The Federal Transit Administration announced on Monday that it would direct more than $45 million to Bay Area transportation agencies for maintenance and system upgrades, including $21 million for Muni to buy new buses and improve service on its 8X-Bayshore Express line.
Muni will use $15 million to purchase 18 new biodiesel-electric hybrid buses over the next eight to 10 years. The vehicles are 30 percent more fuel efficient and emit 95 percent less particulate matter than the diesel buses they are replacing, each of which are more than 20 years old and have been in regular service since 1993.
The remaining $6.3 million for Muni will be used to install transit-only lanes, new traffic signals and fare payment machines along the 8X line, a heavily-used bus route that runs from North Beach to Ocean Avenue. Each day, more than 30,000 people travel on the line.
“We will put these dollars to good use and make sure we spend them efficiently and ensure that our transit passengers see a direct benefit from them,” said Ed Reiskin, director of the San Francisco Municipal Transportation Agency, which operates Muni.
Reiskin has made maintenance improvements a priority at Muni, which has the oldest bus fleet in the nation, according to the agency.
Along with the Muni funding haul, SamTrans will receive $5 million to buy 25 new hybrid buses and BART is set to take in $3.2 million for real-time departure and arrival information services at its transit stations. AC Transit, the Santa Clara Valley Transportation Agency and Monterey-Salinas Transit agency also received funds from the federal government on Monday.
“These awards are a big win for everyone,” said Therese McMillan, the deputy Federal Transit Administrator.

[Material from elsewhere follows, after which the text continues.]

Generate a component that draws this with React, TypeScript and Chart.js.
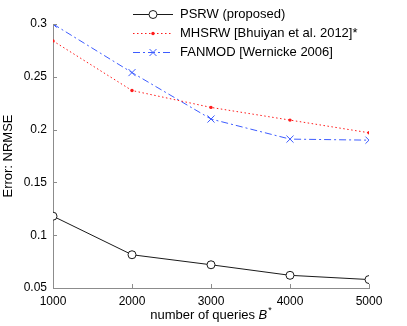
import React, { useEffect, useRef } from "react";
import { Chart, registerables } from "chart.js";
Chart.register(...registerables);

const queries = [1000, 2000, 3000, 4000, 5000];
const psrw = [0.118, 0.0815, 0.072, 0.062, 0.058];
const mhsrw = [0.284, 0.237, 0.221, 0.209, 0.197];
const fanmod = [0.3, 0.254, 0.21, 0.191, 0.19];
const seriesNames = ["PSRW (proposed)", "MHSRW [Bhuiyan et al. 2012]*", "FANMOD [Wernicke 2006]"];
const xTitleText = "number of queries ";
const xTitleVar = "B";
const xTitleSup = "*";
const yTitleText = "Error: NRMSE";

const FONT = "'Liberation Sans', Arial, Helvetica, sans-serif";
const AXIS_COLOR = "#8c8c8c";
const BLACK = "#1a1a1a";
const RED = "#ff1a1a";
const BLUE = "#3d5cff";

type Style = { color: string; dash: number[]; marker: string };
const styles: Style[] = [
  { color: BLACK, dash: [], marker: "circle" },
  { color: RED, dash: [1.5, 2.5], marker: "dot" },
  { color: BLUE, dash: [7, 3, 2, 3], marker: "x" },
];

function drawMarker(ctx: CanvasRenderingContext2D, m: string, x: number, y: number, color: string) {
  ctx.save();
  ctx.setLineDash([]);
  ctx.strokeStyle = color;
  ctx.fillStyle = color;
  ctx.lineWidth = 1;
  if (m === "circle") {
    ctx.beginPath();
    ctx.arc(x, y, 4, 0, Math.PI * 2);
    ctx.fillStyle = "#fff";
    ctx.fill();
    ctx.stroke();
  } else if (m === "dot") {
    ctx.beginPath();
    ctx.arc(x, y, 1.7, 0, Math.PI * 2);
    ctx.fill();
  } else {
    const s = 3.5;
    ctx.beginPath();
    ctx.moveTo(x - s, y - s);
    ctx.lineTo(x + s, y + s);
    ctx.moveTo(x + s, y - s);
    ctx.lineTo(x - s, y + s);
    ctx.stroke();
  }
  ctx.restore();
}

const overlay = {
  id: "overlay",
  afterDraw(chart: any) {
    const ctx: CanvasRenderingContext2D = chart.ctx;
    const { left, right, top, bottom } = chart.chartArea;
    const xs = chart.scales.x;
    const ys = chart.scales.y;
    ctx.save();
    // inward ticks
    ctx.strokeStyle = AXIS_COLOR;
    ctx.lineWidth = 1;
    ctx.beginPath();
    ys.ticks.forEach((t: any) => {
      const py = Math.round(ys.getPixelForValue(t.value)) + 0.5;
      ctx.moveTo(left, py);
      ctx.lineTo(left + 4, py);
    });
    xs.ticks.forEach((t: any) => {
      const px = Math.round(xs.getPixelForValue(t.value)) + 0.5;
      ctx.moveTo(px, bottom);
      ctx.lineTo(px, bottom - 4);
    });
    ctx.stroke();

    // legend
    const lx0 = left + 80;
    const lx1 = left + 120;
    const rowY = [top - 10, top + 9, top + 28];
    ctx.font = `13px ${FONT}`;
    ctx.textBaseline = "middle";
    ctx.textAlign = "left";
    styles.forEach((s, i) => {
      const y = rowY[i] + 0.5;
      ctx.save();
      ctx.strokeStyle = s.color;
      ctx.lineWidth = 1;
      ctx.setLineDash(s.dash);
      ctx.beginPath();
      ctx.moveTo(lx0, y);
      ctx.lineTo(lx1, y);
      ctx.stroke();
      ctx.restore();
      drawMarker(ctx, s.marker, (lx0 + lx1) / 2, y, s.color);
      ctx.fillStyle = "#000";
      ctx.fillText(seriesNames[i], lx1 + 7, y);
    });

    // x title
    ctx.fillStyle = "#000";
    ctx.textBaseline = "middle";
    const f1 = `13px ${FONT}`;
    const f2 = `italic 13px ${FONT}`;
    const f3 = `9px ${FONT}`;
    ctx.font = f1;
    const w1 = ctx.measureText(xTitleText).width;
    ctx.font = f2;
    const w2 = ctx.measureText(xTitleVar).width;
    ctx.font = f3;
    const w3 = ctx.measureText(xTitleSup).width;
    const total = w1 + w2 + w3 + 1;
    let x = (left + right) / 2 - total / 2;
    const ty = bottom + 27;
    ctx.font = f1;
    ctx.fillText(xTitleText, x, ty);
    x += w1;
    ctx.font = f2;
    ctx.fillText(xTitleVar, x, ty);
    x += w2 + 1;
    ctx.font = f3;
    ctx.fillText(xTitleSup, x, ty - 4);

    // y title
    ctx.save();
    ctx.translate(8, (top + bottom) / 2);
    ctx.rotate(-Math.PI / 2);
    ctx.font = `13px ${FONT}`;
    ctx.textAlign = "center";
    ctx.textBaseline = "middle";
    ctx.fillText(yTitleText, 0, 0);
    ctx.restore();

    ctx.restore();
  },
};

export default function App() {
  const ref = useRef<HTMLCanvasElement>(null);
  useEffect(() => {
    if (!ref.current) return;
    const mk = (vals: number[]) => queries.map((q, i) => ({ x: q, y: vals[i] }));
    const chart = new Chart(ref.current, {
      type: "line",
      data: {
        datasets: [
          {
            label: seriesNames[0],
            data: mk(psrw),
            borderColor: BLACK,
            borderWidth: 1,
            pointStyle: "circle",
            pointRadius: 4,
            pointBorderWidth: 1,
            pointBackgroundColor: "#fff",
            pointBorderColor: BLACK,
            tension: 0,
          },
          {
            label: seriesNames[1],
            data: mk(mhsrw),
            borderColor: RED,
            borderWidth: 1,
            borderDash: [1.5, 2.5],
            pointStyle: "circle",
            pointRadius: 1.7,
            pointBorderWidth: 0,
            pointBackgroundColor: RED,
            pointBorderColor: RED,
            tension: 0,
          },
          {
            label: seriesNames[2],
            data: mk(fanmod),
            borderColor: BLUE,
            borderWidth: 1,
            borderDash: [7, 3, 2, 3],
            pointStyle: "crossRot",
            pointRadius: 5,
            pointBorderWidth: 1,
            pointBorderColor: BLUE,
            pointBackgroundColor: BLUE,
            tension: 0,
          },
        ],
      },
      options: {
        responsive: false,
        animation: false,
        layout: { padding: { top: 24, right: 38, left: 0, bottom: 0 } },
        plugins: { legend: { display: false }, tooltip: { enabled: false } },
        scales: {
          x: {
            type: "linear",
            min: 1000,
            max: 5000,
            grid: { display: false, drawTicks: false },
            border: { display: true, color: AXIS_COLOR, width: 1 },
            ticks: {
              stepSize: 1000,
              color: "#000",
              font: { family: FONT, size: 12 },
              padding: 6,
              maxRotation: 0,
              callback: (v: any) => String(v),
            },
            afterFit: (s: any) => {
              s.height = 38;
            },
          },
          y: {
            type: "linear",
            min: 0.05,
            max: 0.3,
            grid: { display: false, drawTicks: false },
            border: { display: true, color: AXIS_COLOR, width: 1 },
            ticks: {
              stepSize: 0.05,
              color: "#000",
              font: { family: FONT, size: 12 },
              padding: 6,
              callback: (v: any) => String(Number(Number(v).toFixed(2))),
            },
            afterFit: (s: any) => {
              s.width = 53;
            },
          },
        },
      },
      plugins: [overlay],
    });
    return () => chart.destroy();
  }, []);
  return (
    <div style={{ position: "absolute", left: 0, top: 0, width: 407, height: 326, background: "#fff" }}>
      <canvas ref={ref} width={407} height={326} style={{ display: "block" }} />
    </div>
  );
}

“They will reduce highway congestion, improve air quality and help this region continue to offer balanced transportation options.”
Although Federal Transit Administration officials reaffirmed their support for Muni’s Central Subway project Monday, they remained tight-lipped about when or if the agency will receive $942 million in federal funding for the project.
Deputy Federal Transit Administrator Therese McMillan, in The City to announce $45.7 million in regional grant projects, did not disclose any details about when the Central Subway grant would be delivered or why it has been held up. Muni officials originally expected to receive the grant last December.
McMillan said that President Barack Obama’s administration supports the Central Subway and is working with the local officials on the next steps for the $1.6 billion transit extension project. However, when asked if the project had been recommended to the White House’s Office of Management and Budget — part of the grant approval process — McMillan declined to answer.
“There is work that we do in Washington that is on our terms and on our schedules, and you will be apprised of progress as we work with local officials,” McMillan told reporters.
She also offered few specifics on why the release of the grant funds had been delayed.
“These are big complicated projects and all projects of these sizes have challenges,” she said. “We will work with the locals on these and details will be provided when they’re available.”